-- RECORDS FOR THE EXERCISE start --

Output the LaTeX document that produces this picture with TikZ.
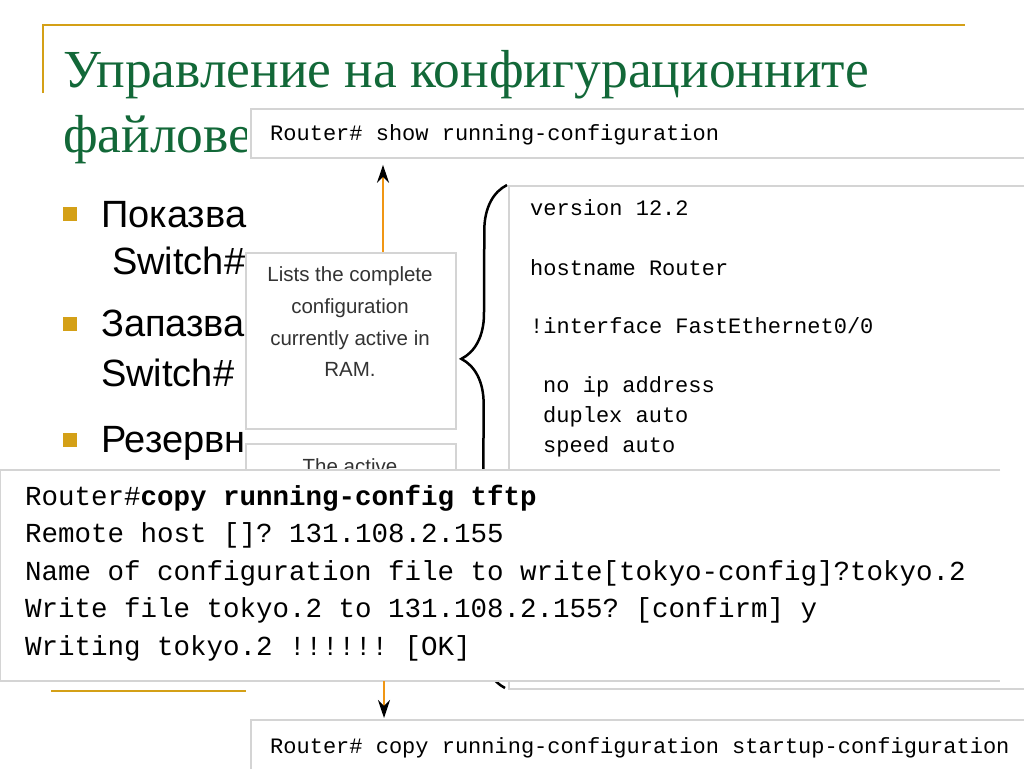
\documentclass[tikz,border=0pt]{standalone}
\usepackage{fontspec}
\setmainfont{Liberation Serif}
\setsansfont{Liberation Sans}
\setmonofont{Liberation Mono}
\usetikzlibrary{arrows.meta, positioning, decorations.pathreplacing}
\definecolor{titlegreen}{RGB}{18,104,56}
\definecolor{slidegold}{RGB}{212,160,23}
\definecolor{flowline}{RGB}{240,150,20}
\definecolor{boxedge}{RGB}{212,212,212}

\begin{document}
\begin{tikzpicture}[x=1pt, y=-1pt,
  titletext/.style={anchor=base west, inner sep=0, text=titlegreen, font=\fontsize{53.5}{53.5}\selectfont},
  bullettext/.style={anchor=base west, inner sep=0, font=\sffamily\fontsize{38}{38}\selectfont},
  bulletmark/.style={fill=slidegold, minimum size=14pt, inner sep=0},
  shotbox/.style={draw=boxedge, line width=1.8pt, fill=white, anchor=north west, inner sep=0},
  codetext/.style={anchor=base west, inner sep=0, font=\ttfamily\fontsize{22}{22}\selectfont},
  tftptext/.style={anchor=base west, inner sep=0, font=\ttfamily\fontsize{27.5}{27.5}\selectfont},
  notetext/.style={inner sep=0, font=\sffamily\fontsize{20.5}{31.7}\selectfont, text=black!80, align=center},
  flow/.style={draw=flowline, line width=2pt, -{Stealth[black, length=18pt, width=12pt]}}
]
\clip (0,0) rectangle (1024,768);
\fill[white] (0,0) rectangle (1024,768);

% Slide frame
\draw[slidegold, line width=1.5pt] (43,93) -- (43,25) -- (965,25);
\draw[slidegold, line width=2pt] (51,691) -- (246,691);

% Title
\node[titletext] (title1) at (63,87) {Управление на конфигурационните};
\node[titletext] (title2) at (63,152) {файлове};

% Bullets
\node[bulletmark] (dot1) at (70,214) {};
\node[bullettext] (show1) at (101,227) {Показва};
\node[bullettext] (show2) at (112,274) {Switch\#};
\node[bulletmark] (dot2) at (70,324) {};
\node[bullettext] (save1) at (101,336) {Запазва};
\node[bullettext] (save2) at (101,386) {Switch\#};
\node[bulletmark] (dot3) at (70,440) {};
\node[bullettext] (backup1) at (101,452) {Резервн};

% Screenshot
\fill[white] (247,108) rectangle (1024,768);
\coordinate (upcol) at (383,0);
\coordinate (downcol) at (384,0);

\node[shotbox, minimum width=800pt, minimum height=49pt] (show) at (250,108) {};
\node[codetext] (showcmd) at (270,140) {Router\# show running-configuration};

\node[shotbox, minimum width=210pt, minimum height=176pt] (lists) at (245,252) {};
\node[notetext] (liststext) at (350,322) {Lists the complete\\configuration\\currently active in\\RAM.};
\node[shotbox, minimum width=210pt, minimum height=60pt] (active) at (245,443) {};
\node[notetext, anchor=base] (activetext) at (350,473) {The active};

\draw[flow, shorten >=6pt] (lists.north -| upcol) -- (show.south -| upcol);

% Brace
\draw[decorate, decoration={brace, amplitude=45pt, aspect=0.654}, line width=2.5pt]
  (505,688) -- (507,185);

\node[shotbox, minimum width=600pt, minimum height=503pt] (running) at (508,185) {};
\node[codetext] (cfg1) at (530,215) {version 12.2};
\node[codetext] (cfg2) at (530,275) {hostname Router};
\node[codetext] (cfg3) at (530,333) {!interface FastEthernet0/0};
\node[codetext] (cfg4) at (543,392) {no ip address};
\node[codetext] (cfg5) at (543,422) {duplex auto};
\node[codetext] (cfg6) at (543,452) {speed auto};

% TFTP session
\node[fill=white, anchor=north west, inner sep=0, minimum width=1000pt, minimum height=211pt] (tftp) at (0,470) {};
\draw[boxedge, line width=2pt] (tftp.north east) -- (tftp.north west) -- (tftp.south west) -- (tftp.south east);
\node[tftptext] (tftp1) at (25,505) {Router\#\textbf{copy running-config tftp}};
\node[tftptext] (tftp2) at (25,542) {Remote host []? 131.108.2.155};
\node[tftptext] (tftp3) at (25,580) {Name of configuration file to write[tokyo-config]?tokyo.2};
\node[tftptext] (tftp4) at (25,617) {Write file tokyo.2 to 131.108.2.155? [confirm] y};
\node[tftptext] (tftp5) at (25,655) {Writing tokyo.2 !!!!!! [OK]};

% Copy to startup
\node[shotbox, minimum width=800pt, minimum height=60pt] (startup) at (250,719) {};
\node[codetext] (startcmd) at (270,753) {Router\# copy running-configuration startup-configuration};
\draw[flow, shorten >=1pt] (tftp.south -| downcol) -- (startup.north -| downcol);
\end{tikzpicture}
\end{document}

-- RECORDS FOR THE EXERCISE end --
-- RECORDS FOR THE EXERCISE start --

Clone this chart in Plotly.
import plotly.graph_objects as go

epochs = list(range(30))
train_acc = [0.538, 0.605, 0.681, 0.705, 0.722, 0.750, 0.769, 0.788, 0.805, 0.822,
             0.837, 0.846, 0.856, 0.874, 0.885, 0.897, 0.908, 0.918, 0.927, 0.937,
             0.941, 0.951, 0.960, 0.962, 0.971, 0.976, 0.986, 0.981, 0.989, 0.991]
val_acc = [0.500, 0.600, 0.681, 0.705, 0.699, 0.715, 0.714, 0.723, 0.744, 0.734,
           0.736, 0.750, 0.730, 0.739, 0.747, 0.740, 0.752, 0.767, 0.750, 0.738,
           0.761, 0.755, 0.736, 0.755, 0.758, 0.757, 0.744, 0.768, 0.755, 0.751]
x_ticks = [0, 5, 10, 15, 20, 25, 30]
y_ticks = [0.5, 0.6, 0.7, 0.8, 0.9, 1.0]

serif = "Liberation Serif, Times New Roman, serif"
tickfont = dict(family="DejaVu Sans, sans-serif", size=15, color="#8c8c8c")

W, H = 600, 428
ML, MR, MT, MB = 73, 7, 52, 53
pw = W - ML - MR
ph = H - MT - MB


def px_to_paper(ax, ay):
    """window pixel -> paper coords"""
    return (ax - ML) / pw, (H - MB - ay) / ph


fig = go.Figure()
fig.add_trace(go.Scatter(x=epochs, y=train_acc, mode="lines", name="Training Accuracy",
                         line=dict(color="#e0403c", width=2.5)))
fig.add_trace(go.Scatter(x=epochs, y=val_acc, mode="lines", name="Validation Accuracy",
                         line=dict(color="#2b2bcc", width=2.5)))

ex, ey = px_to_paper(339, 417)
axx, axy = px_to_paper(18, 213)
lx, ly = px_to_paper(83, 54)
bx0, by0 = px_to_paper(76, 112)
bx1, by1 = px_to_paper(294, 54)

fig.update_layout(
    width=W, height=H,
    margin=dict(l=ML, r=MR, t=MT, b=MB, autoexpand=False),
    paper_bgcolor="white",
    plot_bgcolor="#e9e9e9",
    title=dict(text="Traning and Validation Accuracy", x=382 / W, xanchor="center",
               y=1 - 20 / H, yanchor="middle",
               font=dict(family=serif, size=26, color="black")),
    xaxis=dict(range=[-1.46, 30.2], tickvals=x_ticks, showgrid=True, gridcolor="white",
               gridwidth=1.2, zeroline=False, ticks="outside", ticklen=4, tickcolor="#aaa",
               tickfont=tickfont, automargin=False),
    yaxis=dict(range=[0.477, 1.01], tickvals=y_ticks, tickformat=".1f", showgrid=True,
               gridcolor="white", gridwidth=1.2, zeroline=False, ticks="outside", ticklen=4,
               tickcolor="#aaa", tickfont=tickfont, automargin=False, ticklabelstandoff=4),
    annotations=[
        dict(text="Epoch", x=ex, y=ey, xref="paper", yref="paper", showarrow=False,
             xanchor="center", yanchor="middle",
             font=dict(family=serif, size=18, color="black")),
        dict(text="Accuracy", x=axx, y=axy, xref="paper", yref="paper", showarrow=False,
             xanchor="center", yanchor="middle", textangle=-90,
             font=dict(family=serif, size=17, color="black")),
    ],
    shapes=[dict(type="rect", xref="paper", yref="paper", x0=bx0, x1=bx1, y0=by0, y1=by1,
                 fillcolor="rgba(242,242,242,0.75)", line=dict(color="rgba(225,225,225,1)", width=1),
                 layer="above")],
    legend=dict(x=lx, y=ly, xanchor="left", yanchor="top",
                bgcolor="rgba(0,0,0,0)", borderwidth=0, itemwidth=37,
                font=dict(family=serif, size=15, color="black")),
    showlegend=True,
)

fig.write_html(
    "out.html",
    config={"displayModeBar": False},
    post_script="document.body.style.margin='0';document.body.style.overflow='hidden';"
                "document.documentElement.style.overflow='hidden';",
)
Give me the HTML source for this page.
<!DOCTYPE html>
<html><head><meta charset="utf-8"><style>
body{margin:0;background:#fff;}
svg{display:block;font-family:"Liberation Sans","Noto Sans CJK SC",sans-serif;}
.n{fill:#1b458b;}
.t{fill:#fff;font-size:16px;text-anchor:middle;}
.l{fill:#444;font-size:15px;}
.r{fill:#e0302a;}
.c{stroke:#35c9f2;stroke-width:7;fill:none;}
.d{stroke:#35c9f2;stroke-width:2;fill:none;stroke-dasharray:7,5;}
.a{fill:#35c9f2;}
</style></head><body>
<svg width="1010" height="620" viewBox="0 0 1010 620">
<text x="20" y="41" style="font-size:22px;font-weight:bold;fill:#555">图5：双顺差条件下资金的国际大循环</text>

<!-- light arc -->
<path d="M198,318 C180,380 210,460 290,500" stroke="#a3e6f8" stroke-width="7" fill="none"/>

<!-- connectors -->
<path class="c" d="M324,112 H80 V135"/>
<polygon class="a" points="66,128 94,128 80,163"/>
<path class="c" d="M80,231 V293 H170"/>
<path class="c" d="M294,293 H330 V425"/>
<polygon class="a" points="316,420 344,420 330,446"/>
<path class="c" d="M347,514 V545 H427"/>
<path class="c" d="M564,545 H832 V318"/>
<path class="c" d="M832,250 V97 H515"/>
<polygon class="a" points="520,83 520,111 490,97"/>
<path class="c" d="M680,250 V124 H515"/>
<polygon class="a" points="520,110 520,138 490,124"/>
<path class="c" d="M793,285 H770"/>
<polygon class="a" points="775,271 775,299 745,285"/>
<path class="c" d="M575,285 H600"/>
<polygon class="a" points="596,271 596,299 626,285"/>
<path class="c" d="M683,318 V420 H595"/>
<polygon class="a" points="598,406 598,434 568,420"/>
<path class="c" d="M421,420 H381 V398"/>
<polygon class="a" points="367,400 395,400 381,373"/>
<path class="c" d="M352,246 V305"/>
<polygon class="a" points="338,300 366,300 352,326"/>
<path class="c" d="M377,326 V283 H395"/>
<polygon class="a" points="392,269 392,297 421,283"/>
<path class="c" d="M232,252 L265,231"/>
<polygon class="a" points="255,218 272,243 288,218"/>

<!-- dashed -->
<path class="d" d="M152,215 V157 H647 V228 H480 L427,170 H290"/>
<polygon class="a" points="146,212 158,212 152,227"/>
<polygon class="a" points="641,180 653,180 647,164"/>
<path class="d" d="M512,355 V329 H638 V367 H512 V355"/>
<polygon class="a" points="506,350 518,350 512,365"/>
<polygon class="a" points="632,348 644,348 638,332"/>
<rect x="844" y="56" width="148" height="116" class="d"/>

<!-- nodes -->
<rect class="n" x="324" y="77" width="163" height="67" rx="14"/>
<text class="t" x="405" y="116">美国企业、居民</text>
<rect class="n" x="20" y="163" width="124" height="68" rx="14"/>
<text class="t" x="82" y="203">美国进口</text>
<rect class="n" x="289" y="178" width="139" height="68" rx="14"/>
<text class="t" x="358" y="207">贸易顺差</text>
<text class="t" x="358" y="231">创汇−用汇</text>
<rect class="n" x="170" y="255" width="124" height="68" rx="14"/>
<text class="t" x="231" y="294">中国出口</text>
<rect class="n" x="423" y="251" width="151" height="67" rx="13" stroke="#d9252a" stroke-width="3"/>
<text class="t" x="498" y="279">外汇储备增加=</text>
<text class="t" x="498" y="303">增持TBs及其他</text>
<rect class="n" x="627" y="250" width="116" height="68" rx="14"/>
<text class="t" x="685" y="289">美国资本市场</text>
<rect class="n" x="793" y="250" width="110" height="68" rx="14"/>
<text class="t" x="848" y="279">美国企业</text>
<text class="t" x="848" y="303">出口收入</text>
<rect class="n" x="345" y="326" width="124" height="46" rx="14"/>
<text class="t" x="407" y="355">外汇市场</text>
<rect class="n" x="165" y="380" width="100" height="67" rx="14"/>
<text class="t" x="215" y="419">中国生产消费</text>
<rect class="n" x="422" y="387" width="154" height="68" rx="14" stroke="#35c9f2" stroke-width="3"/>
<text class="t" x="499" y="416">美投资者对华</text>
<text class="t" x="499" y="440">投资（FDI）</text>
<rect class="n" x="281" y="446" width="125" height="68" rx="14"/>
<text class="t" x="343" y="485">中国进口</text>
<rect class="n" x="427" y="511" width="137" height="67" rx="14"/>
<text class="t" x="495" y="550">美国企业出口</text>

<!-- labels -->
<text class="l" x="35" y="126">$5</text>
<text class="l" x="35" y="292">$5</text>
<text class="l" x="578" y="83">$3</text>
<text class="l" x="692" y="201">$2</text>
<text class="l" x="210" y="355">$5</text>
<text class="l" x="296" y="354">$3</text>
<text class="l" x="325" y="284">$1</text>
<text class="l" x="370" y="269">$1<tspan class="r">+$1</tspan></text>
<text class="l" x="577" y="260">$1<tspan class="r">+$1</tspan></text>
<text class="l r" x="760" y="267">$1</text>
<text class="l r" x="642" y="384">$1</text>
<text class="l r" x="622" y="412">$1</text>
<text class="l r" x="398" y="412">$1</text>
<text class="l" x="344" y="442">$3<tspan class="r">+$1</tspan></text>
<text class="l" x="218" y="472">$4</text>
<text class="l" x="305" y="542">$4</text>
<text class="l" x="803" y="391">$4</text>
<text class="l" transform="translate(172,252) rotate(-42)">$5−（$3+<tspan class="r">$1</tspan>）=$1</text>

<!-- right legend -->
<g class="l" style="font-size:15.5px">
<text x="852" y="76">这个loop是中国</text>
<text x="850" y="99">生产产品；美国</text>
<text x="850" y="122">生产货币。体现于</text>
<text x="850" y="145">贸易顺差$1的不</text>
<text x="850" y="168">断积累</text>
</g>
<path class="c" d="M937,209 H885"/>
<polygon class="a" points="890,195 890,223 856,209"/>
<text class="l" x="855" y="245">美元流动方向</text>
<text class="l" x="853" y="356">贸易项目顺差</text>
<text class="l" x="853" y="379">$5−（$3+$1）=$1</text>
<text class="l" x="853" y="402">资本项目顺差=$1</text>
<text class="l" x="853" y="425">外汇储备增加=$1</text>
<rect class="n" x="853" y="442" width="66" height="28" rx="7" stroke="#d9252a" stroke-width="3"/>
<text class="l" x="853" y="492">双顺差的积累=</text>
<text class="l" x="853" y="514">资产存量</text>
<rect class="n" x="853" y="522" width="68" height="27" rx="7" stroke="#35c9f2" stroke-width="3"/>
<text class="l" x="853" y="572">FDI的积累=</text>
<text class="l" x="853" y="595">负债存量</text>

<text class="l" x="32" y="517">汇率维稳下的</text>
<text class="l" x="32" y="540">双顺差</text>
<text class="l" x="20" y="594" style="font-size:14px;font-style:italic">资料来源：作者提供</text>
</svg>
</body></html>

-- RECORDS FOR THE EXERCISE end --

WHAT IS ASKED
Find each line with the string "this" and copy it out.

EXERCISE ANSWER
Output the LaTeX document that produces this picture with TikZ.
Clone this chart in Plotly.
Give me the HTML source for this page.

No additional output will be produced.